The Panel was equally sceptical concerning legislative intervention in relation to the third issue in the terms of reference, viz, whether there should be some statutory tailoring of the grounds of intervention and the subject matter of the case. It rightly concluded that the courts already do this to varying degrees, and that there would be very great difficulties in legislating in this regard (paras. 3.13-3.17). Such legislation would be likely to be complex and ineffective in equal measure. However, the Panel also counselled the importance of judicial restraint (paras. 3.23-3.24), and the need for some greater consideration of the category of constitutional rights (paras. 3.28-3.34). It did, moreover, recommend that what have become known as Cart JR applications should be stopped, given the number of such applications, the resource implications thereof and the very low incidence of success (para. 3.46). It also recommended that courts should be accorded the power to make a suspended quashing order, which would automatically take effect when certain conditions were met (paras. 3.49, 3.68). This is a valuable suggestion, and would improve the remedial flexibility presently available. This suggestion is supported by reasoning that is more complex than is necessary, predicated on the assumption that there is some fundamental tension with the nullity of invalid acts.
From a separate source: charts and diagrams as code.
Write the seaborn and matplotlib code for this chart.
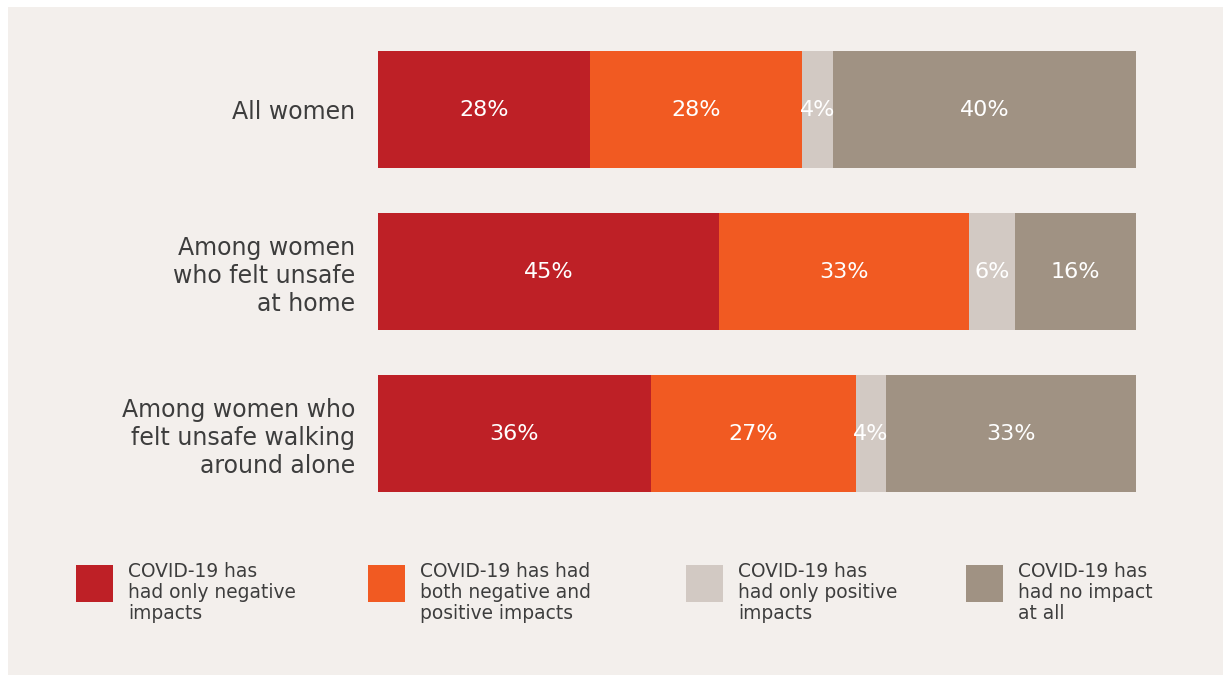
import matplotlib
matplotlib.use("Agg")
import matplotlib.pyplot as plt
from matplotlib.patches import Rectangle
import numpy as np
import pandas as pd
import seaborn as sns

categories = [
    "All women",
    "Among women\nwho felt unsafe\nat home",
    "Among women who\nfelt unsafe walking\naround alone",
]
series_names = [
    "COVID-19 has\nhad only negative\nimpacts",
    "COVID-19 has had\nboth negative and\npositive impacts",
    "COVID-19 has\nhad only positive\nimpacts",
    "COVID-19 has\nhad no impact\nat all",
]
only_negative = [28, 45, 36]
negative_and_positive = [28, 33, 27]
only_positive = [4, 6, 4]
no_impact = [40, 16, 33]

colors = ["#be2026", "#f15a22", "#d2c9c3", "#a09283"]
panel_bg = "#f3efec"
text_color = "#3d3d3d"

sns.set_theme(style="white")
plt.rcParams["font.family"] = ["DejaVu Sans"]

W, H = 1223, 675
fig = plt.figure(figsize=(W / 100, H / 100), dpi=100, facecolor="white")

# light panel behind the whole chart
fig.patches.append(Rectangle((8 / W, 0), (W - 8) / W, (H - 7) / H,
                             transform=fig.transFigure, facecolor=panel_bg,
                             edgecolor="none", zorder=-5))

ax = fig.add_axes([378 / W, 1 - 514.5 / H, 758 / W, 486 / H])
ax.set_facecolor("none")
ax.set_zorder(1)

series = [only_negative, negative_and_positive, only_positive, no_impact]
vals = np.array(series, dtype=float)          # shape (4, 3)
cum = np.cumsum(vals, axis=0)
starts = cum - vals

# stacked bars: draw cumulative totals from the largest down
for i in range(len(series) - 1, -1, -1):
    df = pd.DataFrame({"category": categories, "value": cum[i]})
    sns.barplot(data=df, x="value", y="category", orient="h",
                color=colors[i], saturation=1, width=0.72,
                edgecolor="none", linewidth=0, ax=ax)

for i in range(len(series)):
    for j in range(len(categories)):
        ax.text(starts[i, j] + vals[i, j] / 2, j, f"{int(vals[i, j])}%",
                ha="center", va="center", color="white", fontsize=16)

ax.set_xlim(0, 100)
ax.set_ylim(2.5, -0.5)
ax.set_xlabel("")
ax.set_ylabel("")
ax.set_xticks([])
for s in ax.spines.values():
    s.set_visible(False)
ax.tick_params(axis="y", length=0, pad=16.5)
ax.set_yticks(range(len(categories)))
ax.set_yticklabels(categories, fontsize=17, color=text_color, ha="right")
for t in ax.get_yticklabels():
    t.set_linespacing(1.22)

# legend: squares with three-line captions
leg_x = [76, 368, 686, 966]
for k, name in enumerate(series_names):
    x0 = leg_x[k]
    fig.patches.append(Rectangle((x0 / W, 1 - 602 / H), 37 / W, 37 / H,
                                 transform=fig.transFigure,
                                 facecolor=colors[k], edgecolor="none",
                                 zorder=2))
    fig.text((x0 + 52) / W, 1 - 562 / H, name, ha="left", va="top",
             fontsize=13.4, color=text_color, linespacing=1.13)

fig.savefig("out.png", dpi=100, facecolor="white")
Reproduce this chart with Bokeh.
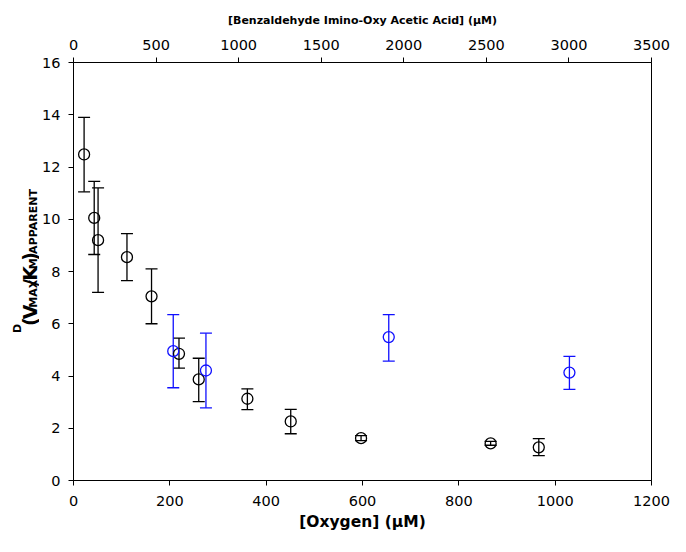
import numpy as np
from bokeh.plotting import figure
from bokeh.layouts import row
from bokeh.models import (ColumnDataSource, Whisker, TeeHead, Range1d, LinearAxis,
                          FixedTicker, Label)
from bokeh.embed import file_html
from bokeh.resources import INLINE

# Oxygen series (bottom axis)
oxy_x = [22, 43, 51, 111, 162, 219, 260, 361, 451, 597, 866, 966]
oxy_y = [12.48, 10.05, 9.2, 8.55, 7.05, 4.85, 3.87, 3.13, 2.26, 1.62, 1.42, 1.27]
oxy_lo = [11.05, 8.65, 7.2, 7.65, 6.0, 4.3, 3.02, 2.71, 1.79, 1.53, 1.35, 0.95]
oxy_hi = [13.9, 11.45, 11.2, 9.45, 8.1, 5.45, 4.68, 3.51, 2.72, 1.72, 1.5, 1.6]

# Benzaldehyde series (top axis)
bz_x = [604, 802, 1909, 3003]
bz_y = [4.95, 4.21, 5.49, 4.13]
bz_lo = [3.55, 2.78, 4.57, 3.49]
bz_hi = [6.35, 5.64, 6.35, 4.75]

x_ticks = [0, 200, 400, 600, 800, 1000, 1200]
top_ticks = [0, 500, 1000, 1500, 2000, 2500, 3000, 3500]
y_ticks = [0, 2, 4, 6, 8, 10, 12, 14, 16]

W, H = 670, 536
LW = 39                      # width of the strip holding the y-axis title
FL, FR, FT, FB = 71, 651, 62, 480

p = figure(width=W - LW, height=H, output_backend="svg", toolbar_location=None,
           x_range=Range1d(0, 1200), y_range=Range1d(0, 16),
           min_border_left=FL - LW, min_border_right=W - FR,
           min_border_top=FT, min_border_bottom=H - FB)
p.extra_x_ranges = {"top": Range1d(0, 3500)}
p.xgrid.visible = False
p.ygrid.visible = False
p.outline_line_color = "black"
p.outline_line_width = 1
p.background_fill_color = "white"
p.border_fill_color = "white"

TICK_FONT = "DejaVu Sans"

def style_axis(ax):
    ax.axis_line_color = "black"
    ax.major_tick_line_color = "black"
    ax.minor_tick_line_color = None
    ax.major_tick_out = 5
    ax.major_tick_in = 0
    ax.major_label_text_font = TICK_FONT
    ax.major_label_text_font_size = "14.5px"
    ax.major_label_text_color = "black"
    ax.axis_label_text_font = "DejaVu Sans"
    ax.axis_label_text_font_style = "bold"
    ax.axis_label_text_color = "black"

p.xaxis.ticker = FixedTicker(ticks=x_ticks)
p.yaxis.ticker = FixedTicker(ticks=y_ticks)
style_axis(p.xaxis[0])
style_axis(p.yaxis[0])
p.xaxis.axis_label = "[Oxygen] (μM)"
p.xaxis.axis_label_text_font_size = "15.5px"
p.xaxis.major_label_standoff = 10
p.xaxis.axis_label_standoff = 4
p.yaxis.major_label_standoff = 8

top = LinearAxis(x_range_name="top", ticker=FixedTicker(ticks=top_ticks),
                 axis_label="[Benzaldehyde Imino-Oxy Acetic Acid] (μM)")
style_axis(top)
top.axis_label_text_font_size = "11px"
top.major_label_standoff = 8
top.axis_label_standoff = 10
p.add_layout(top, "above")

# error bars + markers
src_o = ColumnDataSource(dict(x=oxy_x, y=oxy_y, lo=oxy_lo, hi=oxy_hi))
src_b = ColumnDataSource(dict(x=bz_x, y=bz_y, lo=bz_lo, hi=bz_hi))

for src, col, rng in [(src_o, "black", "default"), (src_b, "#1010ff", "top")]:
    w = Whisker(source=src, base="x", upper="hi", lower="lo", dimension="height",
                line_color=col, line_width=1.3,
                upper_head=TeeHead(size=12, line_color=col, line_width=1.3),
                lower_head=TeeHead(size=12, line_color=col, line_width=1.3))
    w.x_range_name = rng
    p.add_layout(w)
    p.scatter("x", "y", source=src, marker="circle", size=11, fill_color=None,
              line_color=col, line_width=1.3, x_range_name=rng)

# strip with the composite y-axis title  D(V_MAX/K_M)_APPARENT
# (y range runs top-down so positions are canvas pixels from the top)
lf = figure(width=LW, height=H, output_backend="svg", toolbar_location=None,
            x_range=Range1d(0, LW), y_range=Range1d(H, 0), min_border=0,
            x_axis_type=None, y_axis_type=None)
lf.xgrid.visible = False
lf.ygrid.visible = False
lf.outline_line_color = None
lf.background_fill_color = "white"
lf.border_fill_color = "white"

pieces = [
    ("D", 11, 17),
    ("(", 19, 29),
    ("V", 19, 29),
    ("MAX", 11, 33),
    ("/", 19, 29),
    ("K", 19, 29),
    ("M", 11, 33),
    (")", 19, 29),
    ("APPARENT", 11, 33),
]
widths = {"D": 0.830, "(": 0.457, "V": 0.774, "/": 0.365, "K": 0.775, ")": 0.457,
          "M": 0.995, "A": 0.774, "X": 0.757, "P": 0.733, "R": 0.770, "E": 0.683,
          "N": 0.837, "T": 0.682}
cy = 347.0
for txt, fs, bx in pieces:
    lf.add_layout(Label(x=bx, y=cy, text=txt,
                        angle=np.pi / 2, text_font="DejaVu Sans",
                        text_font_style="bold", text_font_size=f"{fs}px",
                        text_color="black", text_align="left",
                        text_baseline="alphabetic"))
    cy -= sum(widths[c] for c in txt) * fs

layout = row(lf, p)
open("out.html", "w").write(file_html(layout, INLINE))
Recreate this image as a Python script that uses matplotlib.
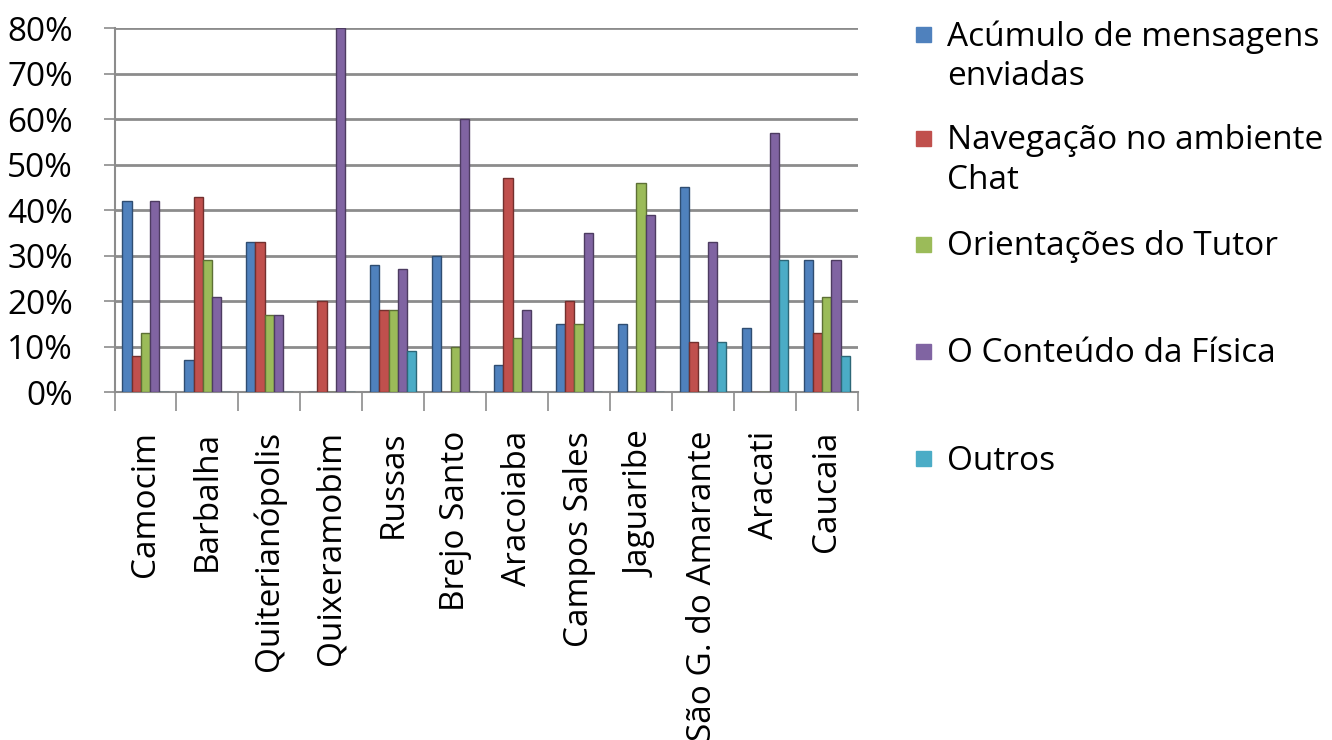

This gives rise to some pretty curious reasoning, none more so than in paras. 3.61-3.64. The bottom line is that the courts have always had remedial discretion, and this has been exercised on the assumption that there has been an error that would justify invalidation of the contested measure.

The final limb of the terms of reference asked the Panel to consider a range of issues concerning procedure. The Report draws on valuable data concerning the incidence of review, and the volume of applications dealing with asylum and immigration. The evidence did not, said the Panel, suggest that unmeritorious claims were being allowed to proceed (para. 4.74). The Panel concluded against any change in the law relating to standing, while encouraging public bodies that felt that there was a problem in this regard to raise the issue before the court (paras. 4.99, 4.166-4.167). The Panel also concluded against any change in the time limits for bringing judicial review applications (paras. 4.149, 4.171). It recommended that criteria for intervenors should be developed by the Administrative Court (paras. 4.108, 4.168), and furnished helpful suggestions as to how the duty of candour could be further clarified (para. 4.131).

The final topic for consideration was judicial review in Scotland, Northern Ireland and Wales. The submissions were, without exception, opposed to, or at best not persuaded of, the need for further reform. There was also concern that any statutory intervention might result in a ‘dual’ or ‘two-tier’ system, in which ‘UK wide’ reserved or excepted matters and ‘other’ matters were treated differently. The Panel agreed that this would be highly undesirable (para. 5.50).

The preceding conclusions are drawn together in the overall conclusion to the Report (p. 131, para. 8). This is preceded by an observation to the effect that the Panel was nonetheless aware of the fact that there had been cases where the courts had exceeded a supervisory approach and imposed standards of scrutiny that exceed what is legitimate within a supervisory jurisdiction, p. 131, para. 7). This observation was, unsurprisingly, picked up by the government in its response, which will be considered in the accompanying blog.